The immediate clinical pathway for the Fred Hutch antibodies runs through transplant medicine. When a person receives an organ transplant, they are placed on immunosuppressive drugs to prevent rejection. These drugs also suppress the normal immune surveillance that keeps latent EBV in check. In some patients - particularly those who were EBV-negative before the transplant and then receive an organ from an EBV-positive donor - the virus begins to replicate unchecked, driving B cell proliferation into a full lymphoma. PTLD kills. The researchers envision an antibody infusion administered prophylactically to high-risk transplant patients as a way of preventing EBV activation before it begins.

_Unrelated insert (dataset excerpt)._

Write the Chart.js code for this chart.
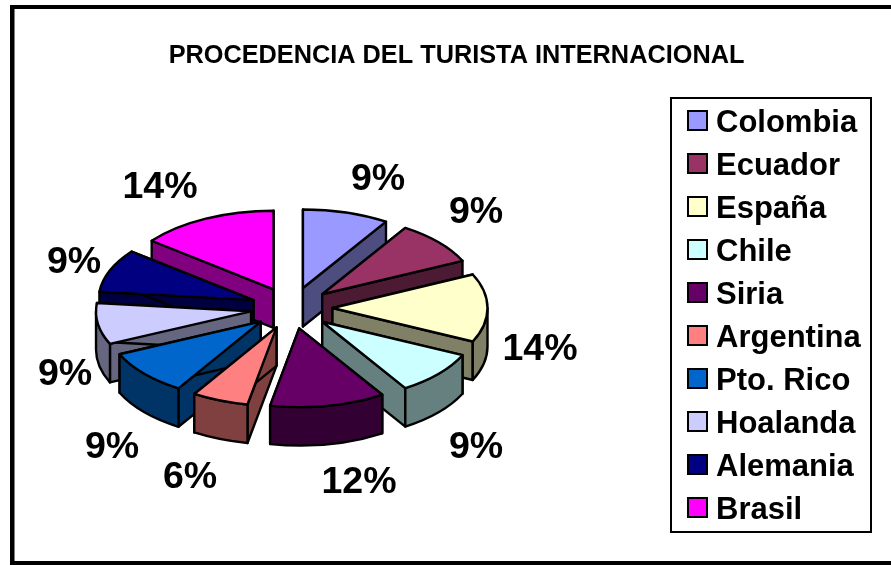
<!DOCTYPE html>
<html><head><meta charset="utf-8">
<style>html,body{margin:0;padding:0;background:#fff}canvas{display:block}</style>
<script src="https://cdn.jsdelivr.net/npm/chart.js@4"></script>
</head><body><canvas id="c" width="891" height="565"></canvas>
<script>
const titleText = 'PROCEDENCIA DEL TURISTA INTERNACIONAL';
const categories = ['Colombia','Ecuador','España','Chile','Siria','Argentina','Pto. Rico','Hoalanda','Alemania','Brasil'];
const shares = [9,9,14,9,12,5.9,9.3,8.5,8.9,14.4];
const topColors = ['#9999FF','#993366','#FFFFCC','#CCFFFF','#660066','#FF8080','#0066CC','#CCCCFF','#000080','#FF00FF'];
const sideColors = ['#4D4D80','#4D1A33','#808066','#668080','#330033','#804040','#003366','#666680','#000040','#800080'];
const labelAnchors = [[378,180],[476,213],[540,350],[476,448],[359,483],[190,478],[112,448],[65,375],[74,263],[160,188]];

const FONT = '"Liberation Sans", Arial, sans-serif';
const PIE = {cx:291.5, cy:308, squash:0.507, depth:38.5};

const pie3d = {
  id:'pie3d',
  afterLayout(chart){
    const l = chart.legend, w = l.width, h = l.height;
    l.left = 675; l.right = 675 + w; l.top = 95.5; l.bottom = 95.5 + h;
  },
  beforeDraw(chart){
    const c = chart.ctx;
    c.save();
    c.fillStyle = '#fff'; c.fillRect(0,0,chart.width,chart.height);
    c.fillStyle = '#000';
    c.fillRect(10,5,chart.width-10,4);
    c.fillRect(10,5,4.5,chart.height-5);
    c.fillRect(10,561,chart.width-10,4);
    c.lineWidth = 2; c.strokeStyle = '#000';
    c.strokeRect(671,98,200,434);
    c.restore();
  },
  beforeDatasetDraw(chart, args){
    const c = chart.ctx, arcs = args.meta.data;
    const slices = arcs.map((a,i)=>{
      const s = a.startAngle, e = a.endAngle, m = (s+e)/2, d = a.options.offset;
      const rx = a.outerRadius, ry = rx*PIE.squash;
      return {i,s,e,m,rx,ry,
        x:PIE.cx + d*Math.cos(m),
        y:PIE.cy + d*PIE.squash*Math.sin(m)};
    }).sort((p,q)=>p.y-q.y);
    c.save();
    c.lineWidth = 2.4; c.strokeStyle = '#000'; c.lineJoin = 'round';
    const pt = (p,ang)=>[p.x+p.rx*Math.cos(ang), p.y+p.ry*Math.sin(ang)];
    for(const p of slices){
      const D = PIE.depth;
      c.fillStyle = sideColors[p.i];
      for(const ang of [p.s,p.e]){
        const [ox,oy] = pt(p,ang);
        c.beginPath();
        c.moveTo(p.x,p.y); c.lineTo(ox,oy); c.lineTo(ox,oy+D); c.lineTo(p.x,p.y+D); c.closePath();
        c.fill(); c.stroke();
      }
      // outer curved wall: only the part of the rim facing the viewer
      for(const k of [0,2]){
        const lo = Math.max(p.s, k*Math.PI), hi = Math.min(p.e, (k+1)*Math.PI);
        if(hi<=lo) continue;
        c.beginPath();
        c.ellipse(p.x,p.y,p.rx,p.ry,0,lo,hi);
        c.ellipse(p.x,p.y+D,p.rx,p.ry,0,hi,lo,true);
        c.closePath();
        c.fill(); c.stroke();
      }
      c.fillStyle = topColors[p.i];
      c.beginPath();
      c.moveTo(p.x,p.y);
      c.ellipse(p.x,p.y,p.rx,p.ry,0,p.s,p.e);
      c.closePath();
      c.fill(); c.stroke();
    }
    c.restore();
    return false;
  },
  afterDraw(chart){
    const c = chart.ctx;
    c.save();
    c.lineWidth = 2; c.strokeStyle = '#000';
    chart.legend.legendHitBoxes.forEach((b,i)=>{
      const y = b.top + b.height/2;
      c.fillStyle = topColors[i];
      c.fillRect(688,y-12,19,19);
      c.strokeRect(688,y-12,19,19);
    });
    c.fillStyle = '#000';
    c.font = 'bold 37.5px '+FONT;
    c.textAlign = 'center'; c.textBaseline = 'middle';
    shares.forEach((v,i)=>c.fillText(Math.round(v)+'%',labelAnchors[i][0],labelAnchors[i][1]));
    c.restore();
  }
};

new Chart(document.getElementById('c'),{
  type:'pie',
  data:{labels:categories,datasets:[{data:shares,backgroundColor:topColors,borderWidth:0,offset:41}]},
  plugins:[pie3d],
  options:{
    responsive:false,animation:false,events:[],
    radius:155,
    layout:{padding:{left:22}},
    plugins:{
      tooltip:{enabled:false},
      title:{display:true,text:titleText,color:'#000',
        font:{family:FONT,size:25.3,weight:'bold'},padding:{top:41,bottom:0}},
      legend:{display:true,position:'right',align:'start',
        labels:{color:'#000',boxWidth:13.5,boxHeight:13,padding:12,
          font:{family:FONT,size:31,weight:'bold'}}}
    }
  }
});
</script></body></html>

But the longer arc is about what a neutralizing EBV antibody could mean for everyone else. If EBV is truly causal in multiple sclerosis - if the 32-fold risk increase seen in the military study reflects genuine disease induction and not just correlation - then blocking primary EBV infection could, in principle, prevent a proportion of MS cases. Moderna has been developing an mRNA vaccine targeting EBV gp350, similar in approach to the COVID-19 mRNA vaccines. The Fred Hutch antibodies offer a complementary, and potentially more powerful, approach: rather than teaching the immune system to generate its own blocking antibodies, you simply administer a pre-made one that is already proven to work.
There are obstacles remaining. Lab models with human immune systems are not human clinical trials. The antibodies will need to progress through safety studies, dose optimization, and eventually randomized trials. The question of how long antibody protection lasts, and whether re-dosing would be needed, is open. And the commercial and logistical challenges of deploying an EBV preventive therapy globally - in a world where the virus is transmitted casually and infects most people in childhood - are enormous.

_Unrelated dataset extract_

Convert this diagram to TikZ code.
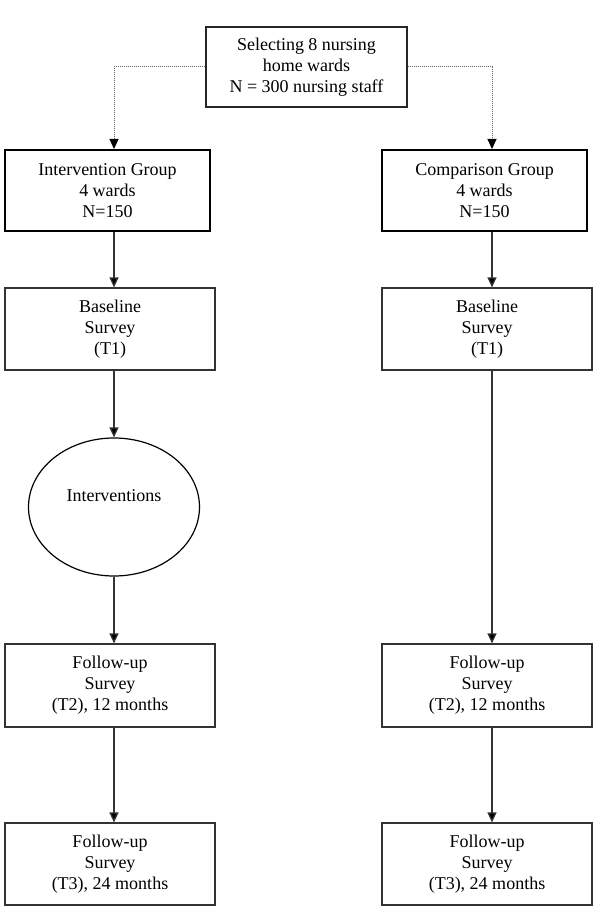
\documentclass[tikz,border=0pt]{standalone}
\usepackage{fontspec}
\setmainfont{Liberation Serif}
\usetikzlibrary{arrows.meta,shapes.geometric}
\begin{document}
\begin{tikzpicture}[x=1pt,y=-1pt,
  font=\fontsize{18}{21}\selectfont,
  boxthin/.style={draw=black!80,line width=1.2pt,rectangle,align=center,inner sep=0pt,
     minimum width=210pt,minimum height=82pt},
  boxthick/.style={draw=black,line width=2pt,rectangle,align=center,inner sep=0pt,
     minimum width=205pt,minimum height=81pt},
  arr/.style={draw=black!80,line width=1.3pt,-{Triangle[width=9pt,length=10pt,fill=black]}},
  dotarr/.style={draw=black!60,line width=1pt,dash pattern=on 1pt off 1pt,
     -{Triangle[width=9pt,length=10pt,fill=black,color=black]}}]
\useasboundingbox (0,0) rectangle (600,917);
\fill[white] (0,0) rectangle (600,917);
\coordinate (axl) at (114,0);
\coordinate (axr) at (492,0);
\node[draw=black!85,line width=1.3pt,align=center,inner sep=0pt,minimum width=201pt,minimum height=80pt] (top) at (306.5,67) {Selecting 8 nursing\\home wards\\N = 300 nursing staff};
\node[boxthick] (iv) at (107.5,190.5) {Intervention Group\\4 wards\\N=150};
\node[boxthick] (cp) at (484.5,190.5) {Comparison Group\\4 wards\\N=150};
\node[boxthin] (bl) at (110,329) {Baseline\\Survey\\(T1)};
\node[boxthin] (br) at (487,329) {Baseline\\Survey\\(T1)};
\node[draw=black,line width=1.2pt,ellipse,inner sep=0pt,minimum width=171pt,minimum height=138pt] (ell) at (114,507) {};
\node[inner sep=0pt] (ellt) at ([yshift=11pt]ell.center) {Interventions};
\node[boxthin,minimum height=83pt] (f2l) at (110,685.5) {Follow-up\\Survey\\(T2), 12 months};
\node[boxthin,minimum height=83pt] (f2r) at (487,685.5) {Follow-up\\Survey\\(T2), 12 months};
\node[boxthin] (f3l) at (110,864) {Follow-up\\Survey\\(T3), 24 months};
\node[boxthin] (f3r) at (487,864) {Follow-up\\Survey\\(T3), 24 months};
\draw[dotarr] (top.west) -| (iv.north -| axl);
\draw[dotarr] (top.east) -| (cp.north -| axr);
\draw[arr] (iv.south -| axl) -- (bl.north -| axl);
\draw[arr] (bl.south -| axl) -- (ell.north);
\draw[arr] (ell.south) -- (f2l.north -| axl);
\draw[arr] (f2l.south -| axl) -- (f3l.north -| axl);
\draw[arr] (cp.south -| axr) -- (br.north -| axr);
\draw[arr] (br.south -| axr) -- (f2r.north -| axr);
\draw[arr] (f2r.south -| axr) -- (f3r.north -| axr);
\end{tikzpicture}
\end{document}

But the scientific problem that has stumped researchers for sixty years - how do you stop a virus that has evolved to be essentially invisible to the immune system, hiding inside the very cells that are supposed to hunt it? - now has a candidate answer. You stop it before it ever gets through the door. You target gp42. And if the antibody identified at Fred Hutch performs in clinical trials the way it performed in the lab, the diseases that follow from that initial infection - the lymphomas, the MS, the decades of latent damage - may one day be preventable.